Using this option can be useful if you want to ensure that the compaction process completes.

Parallel Compaction
By default, compaction operates sequentially executing first on the database and then the views (if both are configured for auto-compaction). If you enable parallel compaction, both the databases and the views can be compacted at the same time. This requires more CPU and database activity for both to be processed simultaneously, but if you have CPU cores and disk I/O (for example, if the database and view index information is stored on different physical disk devices), the two can complete in a shorter time.
Metadata Purge Interval
You can remove tombstones for expired and deleted items as part of the auto-compaction process. Tombstones are records containing the key and metadata for deleted and expired items and are used for consistency between clusters and for views.

Configuration of auto-compaction is performed using Couchbase Web Console. Information on per-bucket settings is available in the Couchbase Bucket create/edit screen. You can also view and change these settings using the REST API.

Auto-compaction strategies

Choose carefully the exact fragmentation and scheduling settings for auto-compaction to ensure that the database and compaction performance meet your requirements.

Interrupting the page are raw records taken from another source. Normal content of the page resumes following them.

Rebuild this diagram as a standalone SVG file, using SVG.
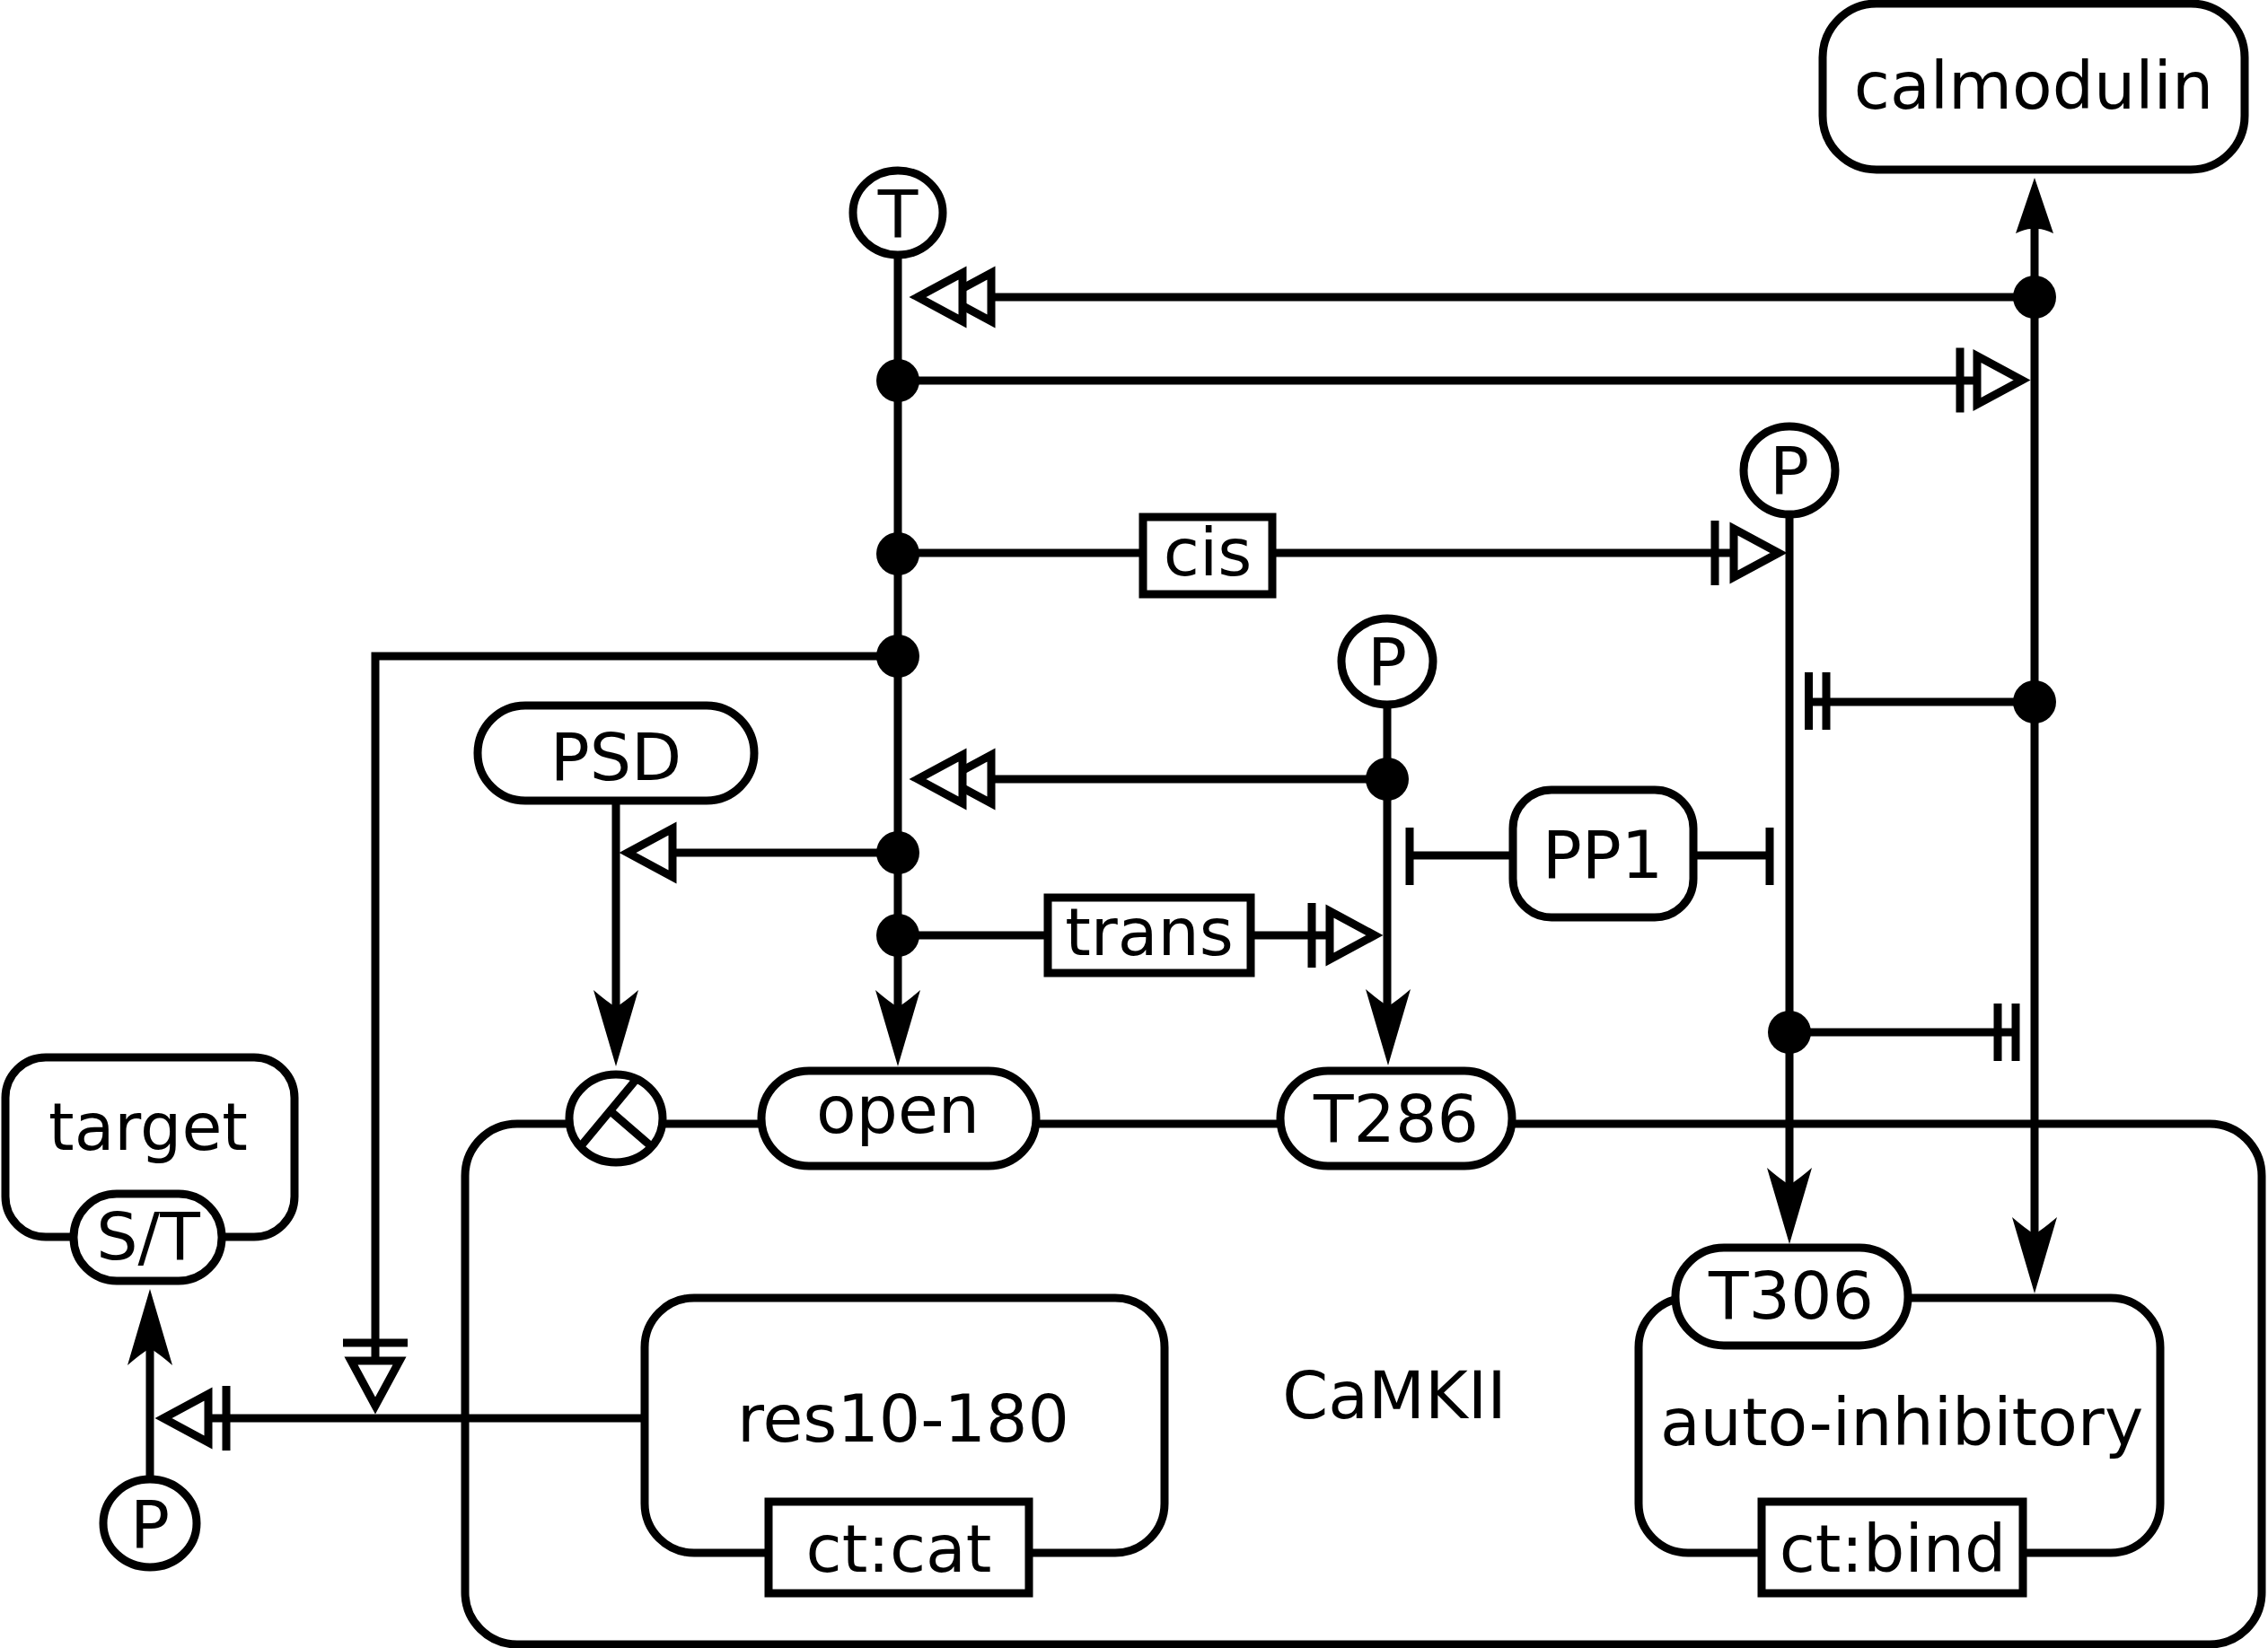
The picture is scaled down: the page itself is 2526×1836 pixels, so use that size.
<svg xmlns="http://www.w3.org/2000/svg" xmlns:xlink="http://www.w3.org/1999/xlink" width="2526" height="1836" viewBox="0 0 2526 1836">
<style>
.s{fill:none;stroke:#000;stroke-width:9}
.n{fill:#fff;stroke:#000;stroke-width:9}
.d{fill:#000;stroke:none}
.t{font-family:"DejaVu Sans","Liberation Sans",sans-serif;font-size:73px;text-anchor:middle;fill:#000}
</style>
<defs>
<path id="ahd" class="d" d="M0,0 L-25,-85 Q-10,-72 0,-66 Q10,-72 25,-85 Z"/>
<polygon id="tri" class="n" points="0,0 50,-27 50,27"/>
<g id="dtri"><use xlink:href="#tri" href="#tri" x="32"/><use xlink:href="#tri" href="#tri"/></g>
<line id="bar" class="s" x1="0" y1="-36" x2="0" y2="36"/>
<line id="sbar" class="s" x1="0" y1="-32" x2="0" y2="32"/>
<circle id="dot" class="d" r="24"/>
</defs>
<rect width="2526" height="1836" fill="#fff"/>

<g id="CaMKII">
<rect class="n" x="518" y="1252" width="2001" height="580" rx="58"/>
<text class="t" x="1553" y="1580">CaMKII</text>
</g>

<g id="connectors">
<path class="s" d="M1000,284 V1130"/>
<path class="s" d="M2266,250 V1380"/>
<path class="s" d="M1993,573 V1330"/>
<path class="s" d="M1545,786 V1130"/>
<path class="s" d="M686,892 V1130"/>
<path class="s" d="M167,1648 V1500"/>
<path class="s" d="M1000,424 H2203"/>
<path class="s" d="M1000,616 H1931"/>
<path class="s" d="M2266,331 H1105"/>
<path class="s" d="M1545,868 H1105"/>
<path class="s" d="M1000,731 H418 V1516"/>
<path class="s" d="M1000,950 H748"/>
<path class="s" d="M1000,1042 H1481"/>
<path class="s" d="M2266,782 H2014"/>
<path class="s" d="M1993,1150 H2245"/>
<path class="s" d="M1685,953 H1570"/>
<path class="s" d="M1886,953 H1971"/>
<path class="s" d="M718,1580 H232"/>
<use xlink:href="#ahd" href="#ahd" transform="translate(1000,1188)"/>
<use xlink:href="#ahd" href="#ahd" transform="translate(686,1188)"/>
<use xlink:href="#ahd" href="#ahd" transform="translate(1546,1187)"/>
<use xlink:href="#ahd" href="#ahd" transform="translate(1993,1386)"/>
<use xlink:href="#ahd" href="#ahd" transform="translate(2266,1441)"/>
<use xlink:href="#ahd" href="#ahd" transform="translate(167,1436) rotate(180)"/>
<path class="d" d="M2266,198 L2245,260 Q2256,255 2262,255 L2270,255 Q2276,255 2287,260 Z"/>
<use xlink:href="#bar" href="#bar" transform="translate(2183,423.5)"/>
<use xlink:href="#tri" href="#tri" transform="translate(2252,423.5) rotate(180)"/>
<use xlink:href="#bar" href="#bar" transform="translate(1910,616)"/>
<use xlink:href="#tri" href="#tri" transform="translate(1981,616) rotate(180)"/>
<use xlink:href="#bar" href="#bar" transform="translate(1461,1042)"/>
<use xlink:href="#tri" href="#tri" transform="translate(1531,1042) rotate(180)"/>
<use xlink:href="#bar" href="#bar" transform="translate(252,1580)"/>
<use xlink:href="#tri" href="#tri" transform="translate(182,1580)"/>
<use xlink:href="#bar" href="#bar" transform="translate(418,1496) rotate(90)"/>
<use xlink:href="#tri" href="#tri" transform="translate(418,1566) rotate(-90)"/>
<use xlink:href="#tri" href="#tri" transform="translate(699,950)"/>
<use xlink:href="#dtri" href="#dtri" transform="translate(1022,331)"/>
<use xlink:href="#dtri" href="#dtri" transform="translate(1022,868)"/>
<use xlink:href="#sbar" href="#sbar" transform="translate(2014.5,781)"/>
<use xlink:href="#sbar" href="#sbar" transform="translate(2034,781)"/>
<use xlink:href="#sbar" href="#sbar" transform="translate(2225,1150)"/>
<use xlink:href="#sbar" href="#sbar" transform="translate(2245,1150)"/>
<use xlink:href="#sbar" href="#sbar" transform="translate(1570,954)"/>
<use xlink:href="#sbar" href="#sbar" transform="translate(1971,954)"/>
<use xlink:href="#dot" href="#dot" x="1000" y="424"/>
<use xlink:href="#dot" href="#dot" x="1000" y="617"/>
<use xlink:href="#dot" href="#dot" x="1000" y="731"/>
<use xlink:href="#dot" href="#dot" x="1000" y="950"/>
<use xlink:href="#dot" href="#dot" x="1000" y="1042"/>
<use xlink:href="#dot" href="#dot" x="2266" y="331"/>
<use xlink:href="#dot" href="#dot" x="2266" y="782"/>
<use xlink:href="#dot" href="#dot" x="1545" y="868"/>
<use xlink:href="#dot" href="#dot" x="1993" y="1150"/>
<g id="cis">
<rect class="n" x="1273" y="576" width="144" height="86"/>
<text class="t" x="1345" y="641">cis</text>
</g>
<g id="trans">
<rect class="n" x="1167" y="1000" width="226" height="84"/>
<text class="t" x="1280" y="1064">trans</text>
</g>
</g>

<g id="calmodulin">
<rect class="n" x="2030" y="4" width="470" height="185" rx="60"/>
<text class="t" x="2265" y="121">calmodulin</text>
</g>
<g id="site-T">
<ellipse class="n" cx="1000" cy="237" rx="50" ry="47"/>
<text class="t" x="1000" y="264">T</text>
</g>
<g id="site-P1">
<ellipse class="n" cx="1993" cy="524" rx="51" ry="49"/>
<text class="t" x="1993" y="550">P</text>
</g>
<g id="site-P2">
<ellipse class="n" cx="1545" cy="737" rx="51" ry="48"/>
<text class="t" x="1545" y="763">P</text>
</g>
<g id="site-P3">
<ellipse class="n" cx="167" cy="1697" rx="52" ry="49"/>
<text class="t" x="167" y="1724">P</text>
</g>
<g id="PSD">
<rect class="n" x="532" y="786" width="308" height="106" rx="53"/>
<text class="t" x="686" y="869">PSD</text>
</g>
<g id="PP1">
<rect class="n" x="1685" y="880" width="201" height="142" rx="43"/>
<text class="t" x="1785" y="978">PP1</text>
</g>
<g id="target">
<rect class="n" x="6" y="1178" width="322" height="200" rx="45"/>
<text class="t" x="165" y="1281">target</text>
<g id="ST">
<rect class="n" x="82" y="1330" width="165" height="97" rx="48"/>
<text class="t" x="165" y="1403">S/T</text>
</g>
</g>
<g id="cleavage">
<ellipse class="n" cx="686" cy="1246" rx="52" ry="49"/>
<path class="s" d="M646,1278 L709,1202 M680,1238 L724,1276"/>
</g>
<g id="open">
<rect class="n" x="848" y="1193" width="306" height="106" rx="53"/>
<text class="t" x="1000" y="1262">open</text>
</g>
<g id="T286">
<rect class="n" x="1426" y="1193" width="258" height="106" rx="53"/>
<text class="t" x="1555" y="1272">T286</text>
</g>
<g id="res10-180">
<rect class="n" x="718" y="1446" width="579" height="284" rx="55"/>
<text class="t" x="1006" y="1606">res10-180</text>
<g id="ct-cat">
<rect class="n" x="856" y="1673" width="290" height="102"/>
<text class="t" x="1001" y="1751">ct:cat</text>
</g>
</g>
<g id="auto-inhibitory">
<rect class="n" x="1825" y="1446" width="581" height="284" rx="55"/>
<text class="t" x="2118" y="1610">auto-inhibitory</text>
<g id="ct-bind">
<rect class="n" x="1962" y="1673" width="291" height="102"/>
<text class="t" x="2108" y="1751">ct:bind</text>
</g>
<g id="T306">
<rect class="n" x="1866" y="1390" width="259" height="109" rx="54"/>
<text class="t" x="1995" y="1469">T306</text>
</g>
</g>
</svg>
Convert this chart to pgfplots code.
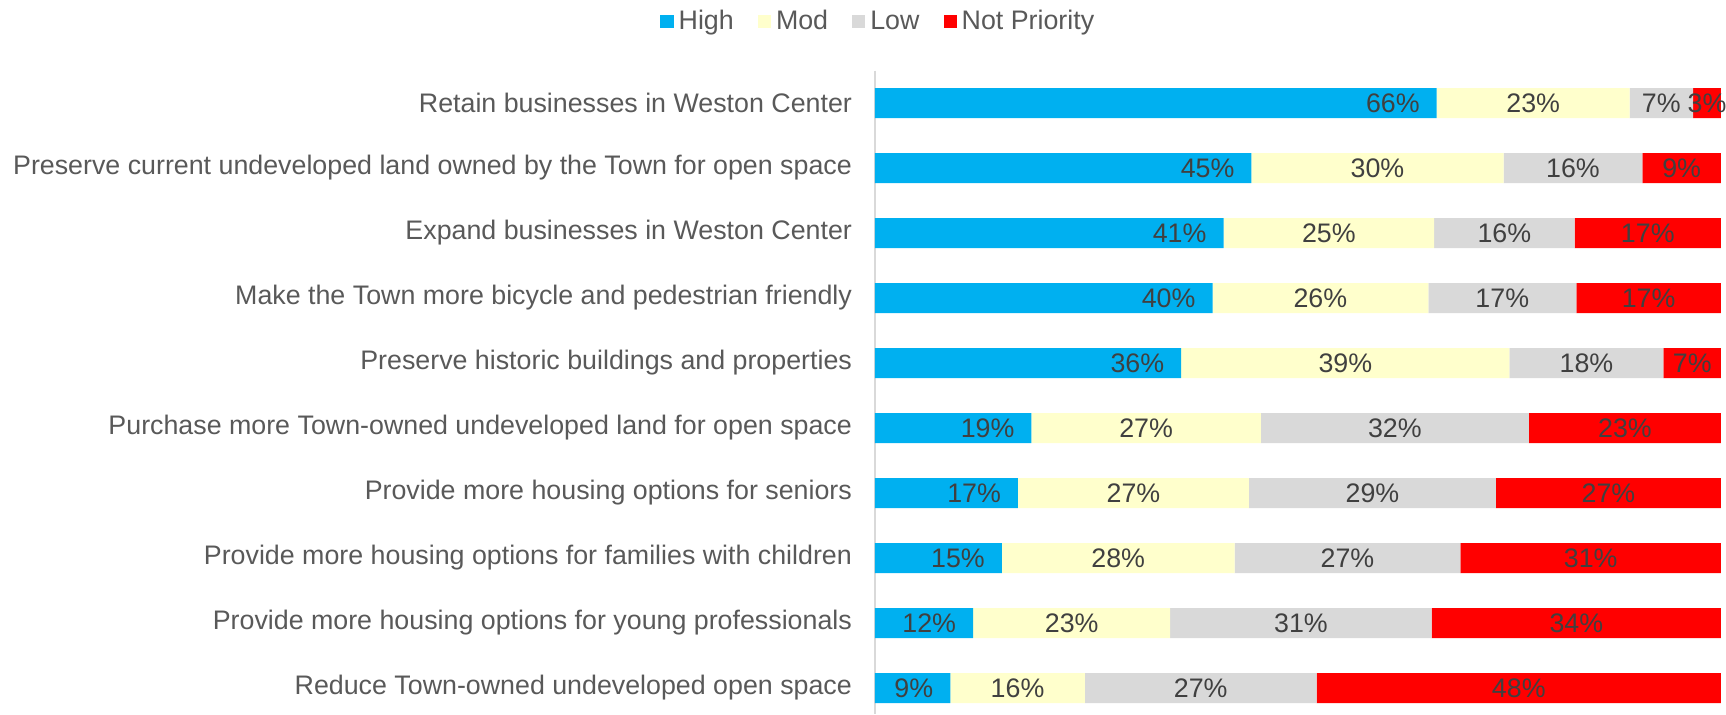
\documentclass[border=0pt]{standalone}
\usepackage{pgfplots}
\pgfplotsset{compat=1.18}
\usepackage{fontspec}
\setmainfont{Liberation Sans}
\definecolor{cHigh}{HTML}{00B0F0}
\definecolor{cMod}{HTML}{FFFFCC}
\definecolor{cLow}{HTML}{D9D9D9}
\definecolor{cNP}{HTML}{FF0000}
\definecolor{txt}{HTML}{595959}
\definecolor{lab}{HTML}{404040}

\begin{document}
\begin{tikzpicture}
\useasboundingbox (-437.5pt,0pt) rectangle (425.5pt,357pt);
\begin{axis}[
  at={(0,0)}, anchor=south west,
  scale only axis,
  xbar stacked, bar width=15pt,
  x=4.23pt, xmin=0, xmax=100,
  y=32.5pt, ymin=0.5, ymax=10.4, y dir=reverse,
  axis x line=none, axis y line*=left,
  y axis line style={draw=cLow, line width=0.9pt, -},
  ytick={1,...,10}, major tick length=0pt,
  yticklabels={
    Retain businesses in Weston Center,
    Preserve current undeveloped land owned by the Town for open space,
    Expand businesses in Weston Center,
    Make the Town more bicycle and pedestrian friendly,
    Preserve historic buildings and properties,
    Purchase more Town-owned undeveloped land for open space,
    Provide more housing options for seniors,
    Provide more housing options for families with children,
    Provide more housing options for young professionals,
    Reduce Town-owned undeveloped open space},
  yticklabel style={font=\fontsize{13.4}{15}\selectfont, text=txt, xshift=-8pt},
  point meta=explicit symbolic,
  visualization depends on={rawx \as \rawx},
  nodes near coords={\pgfplotspointmeta\%},
  nodes near coords style={font=\fontsize{13.4}{15}\selectfont, text=lab, anchor=center},
  legend columns=-1,
  legend style={at={(0.004,1)}, anchor=center, yshift=24.5pt, draw=none,
    font=\fontsize{13.4}{15}\selectfont, text=txt, nodes={inner sep=1pt},
    /tikz/every odd column/.append style={column sep=1.5pt},
    /tikz/every even column/.append style={column sep=11pt}},
  legend image code/.code={\fill[#1] (0pt,-3.3pt) rectangle (6.6pt,3.3pt);},
]
\addplot[fill=cHigh, draw=none,
  every node near coord/.append style={anchor=east, xshift={0.5*\rawx*4.23pt-5pt}}]
  coordinates {(66.4,1) [66] (44.5,2) [45] (41.2,3) [41] (39.9,4) [40] (36.2,5) [36]
               (18.5,6) [19] (16.9,7) [17] (15.0,8) [15] (11.6,9) [12] (8.9,10) [9]};
\addplot[fill=cMod, draw=none]
  coordinates {(22.8,1) [23] (29.8,2) [30] (24.9,3) [25] (25.5,4) [26] (38.8,5) [39]
               (27.1,6) [27] (27.3,7) [27] (27.5,8) [28] (23.3,9) [23] (15.9,10) [16]};
\addplot[fill=cLow, draw=none]
  coordinates {(7.5,1) [7] (16.4,2) [16] (16.6,3) [16] (17.5,4) [17] (18.2,5) [18]
               (31.7,6) [32] (29.2,7) [29] (26.7,8) [27] (30.9,9) [31] (27.4,10) [27]};
\addplot[fill=cNP, draw=none]
  coordinates {(3.3,1) [3] (9.3,2) [9] (17.3,3) [17] (17.1,4) [17] (6.8,5) [7]
               (22.7,6) [23] (26.6,7) [27] (30.8,8) [31] (34.2,9) [34] (47.8,10) [48]};
\legend{High, Mod, Low, Not Priority}
\end{axis}
\end{tikzpicture}
\end{document}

Take consideration the following:

  • Monitor the compaction process to determine how long it takes to compact your database. This will help you identify and schedule a suitable time period for auto-compaction to occur.
  • Compaction affects the disk space usage of your database, but it must not affect performance. Frequent compactions run on a small database file are unlikely to cause problems, but frequent compactions on a large database file may impact the performance and disk usage.
  • Compaction can be terminated at any time. This means that if you schedule compaction for a specific time period, but then require the additional resources, terminate the compaction and restart during another off-peak period.
  • Since compaction can be stopped and restarted, it is possible to indirectly trigger an incremental compaction. For example, if you configure a one hour compaction period and enable compaction abortion, if compaction takes 4 hours to complete it will incrementally take place over four days.
  • When you have a large number of Couchbase buckets on which you want to use auto-compaction, you might want to schedule the auto-compaction time period for each bucket in a staggered fashion so that compaction on each bucket can take place within its own unique time period.